### Exercise
Write out the entire listing below exactly as it appears, minus any pictures.

### Given material
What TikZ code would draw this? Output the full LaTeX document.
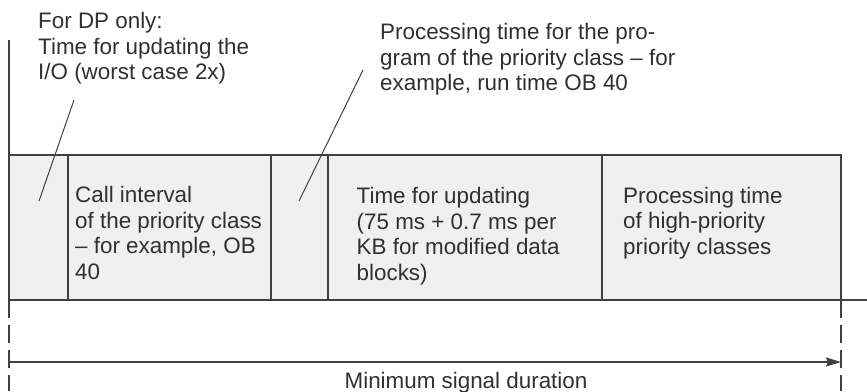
\documentclass[tikz,border=0pt]{standalone}
\usepackage{fontspec}
\setmainfont{Liberation Sans}
\usepackage{tikz}
\usetikzlibrary{arrows.meta,positioning,calc}

\definecolor{boxgray}{HTML}{F0F0F0}
\definecolor{linegray}{HTML}{404040}
\definecolor{txtgray}{HTML}{303030}
\newcommand\lblfont{\fontsize{22.4}{25.4}\selectfont}

\begin{document}
\begin{tikzpicture}[x=1pt,y=-1pt,>=Stealth,
  rim/.style={draw=linegray,line width=1.4pt},
  cell/.style={rim,fill=boxgray,minimum height=145pt,inner sep=0pt,outer sep=0pt,anchor=north west},
  lbl/.style={anchor=base west,align=left,inner sep=0pt,text=txtgray,font=\lblfont},
  leader/.style={draw=linegray,line width=1pt}]
  \useasboundingbox (0,0) rectangle (867,391);
  % slices of the signal
  \node[cell,minimum width=59pt] (dp) at (9,155) {};
  \node[cell,minimum width=203pt,right=0pt of dp] (call) {};
  \node[cell,minimum width=57pt,right=0pt of call] (prog) {};
  \node[cell,minimum width=274pt,right=0pt of prog] (upd) {};
  \node[cell,minimum width=239pt,right=0pt of upd] (hp) {};
  \coordinate (rimR) at (867,300);
  \draw[rim] (hp.south east) -- (rimR);
  \draw[rim] (dp.north west) -- ++(0,-115);
  \foreach \c in {dp.south west,hp.south east}
    \draw[rim,dash pattern=on 18pt off 7pt] (\c) -- ++(0,91);
  % texts in the slices (placed by the baseline of their last line)
  \node[lbl] (callTxt) at ($(call.north west)+(7,124)$) {Call interval\\of the priority class\\– for example, OB\\40};
  \node[lbl] (updTxt) at ($(upd.north west)+(28.5,125)$) {Time for updating\\(75 ms + 0.7 ms per\\KB for modified data\\blocks)};
  \node[lbl] (hpTxt) at ($(hp.north west)+(21,99)$) {Processing time\\of high-priority\\priority classes};
  % notes above
  \node[lbl] (dpNote) at (38,79.5) {For DP only:\\Time for updating the\\I/O (worst case 2x)};
  \node[lbl] (progNote) at (380,90.7) {Processing time for the pro-\\gram of the priority class – for\\example, run time OB 40};
  \coordinate (dpLeadTop) at (74,100);
  \coordinate (dpLeadEnd) at (39,201);
  \coordinate (progLeadTop) at (363,70);
  \coordinate (progLeadEnd) at (299,201);
  \draw[leader] (dpLeadTop) -- (dpLeadEnd);
  \draw[leader] (progLeadTop) -- (progLeadEnd);
  % duration
  \coordinate (durL) at ($(dp.south west)+(0,62)$);
  \coordinate (durR) at ($(hp.south east)+(0,62)$);
  \draw[rim,-{Stealth[length=15pt,width=9pt,inset=2pt]}] (durL) -- (durR);
  \node[lbl,anchor=base] (durLbl) at (466,388) {Minimum signal duration};
\end{tikzpicture}
\end{document}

### Full answer
What TikZ code would draw this? Output the full LaTeX document.
\documentclass[tikz,border=0pt]{standalone}
\usepackage{fontspec}
\setmainfont{Liberation Sans}
\usepackage{tikz}
\usetikzlibrary{arrows.meta,positioning,calc}

\definecolor{boxgray}{HTML}{F0F0F0}
\definecolor{linegray}{HTML}{404040}
\definecolor{txtgray}{HTML}{303030}
\newcommand\lblfont{\fontsize{22.4}{25.4}\selectfont}

\begin{document}
\begin{tikzpicture}[x=1pt,y=-1pt,>=Stealth,
  rim/.style={draw=linegray,line width=1.4pt},
  cell/.style={rim,fill=boxgray,minimum height=145pt,inner sep=0pt,outer sep=0pt,anchor=north west},
  lbl/.style={anchor=base west,align=left,inner sep=0pt,text=txtgray,font=\lblfont},
  leader/.style={draw=linegray,line width=1pt}]
  \useasboundingbox (0,0) rectangle (867,391);
  % slices of the signal
  \node[cell,minimum width=59pt] (dp) at (9,155) {};
  \node[cell,minimum width=203pt,right=0pt of dp] (call) {};
  \node[cell,minimum width=57pt,right=0pt of call] (prog) {};
  \node[cell,minimum width=274pt,right=0pt of prog] (upd) {};
  \node[cell,minimum width=239pt,right=0pt of upd] (hp) {};
  \coordinate (rimR) at (867,300);
  \draw[rim] (hp.south east) -- (rimR);
  \draw[rim] (dp.north west) -- ++(0,-115);
  \foreach \c in {dp.south west,hp.south east}
    \draw[rim,dash pattern=on 18pt off 7pt] (\c) -- ++(0,91);
  % texts in the slices (placed by the baseline of their last line)
  \node[lbl] (callTxt) at ($(call.north west)+(7,124)$) {Call interval\\of the priority class\\– for example, OB\\40};
  \node[lbl] (updTxt) at ($(upd.north west)+(28.5,125)$) {Time for updating\\(75 ms + 0.7 ms per\\KB for modified data\\blocks)};
  \node[lbl] (hpTxt) at ($(hp.north west)+(21,99)$) {Processing time\\of high-priority\\priority classes};
  % notes above
  \node[lbl] (dpNote) at (38,79.5) {For DP only:\\Time for updating the\\I/O (worst case 2x)};
  \node[lbl] (progNote) at (380,90.7) {Processing time for the pro-\\gram of the priority class – for\\example, run time OB 40};
  \coordinate (dpLeadTop) at (74,100);
  \coordinate (dpLeadEnd) at (39,201);
  \coordinate (progLeadTop) at (363,70);
  \coordinate (progLeadEnd) at (299,201);
  \draw[leader] (dpLeadTop) -- (dpLeadEnd);
  \draw[leader] (progLeadTop) -- (progLeadEnd);
  % duration
  \coordinate (durL) at ($(dp.south west)+(0,62)$);
  \coordinate (durR) at ($(hp.south east)+(0,62)$);
  \draw[rim,-{Stealth[length=15pt,width=9pt,inset=2pt]}] (durL) -- (durR);
  \node[lbl,anchor=base] (durLbl) at (466,388) {Minimum signal duration};
\end{tikzpicture}
\end{document}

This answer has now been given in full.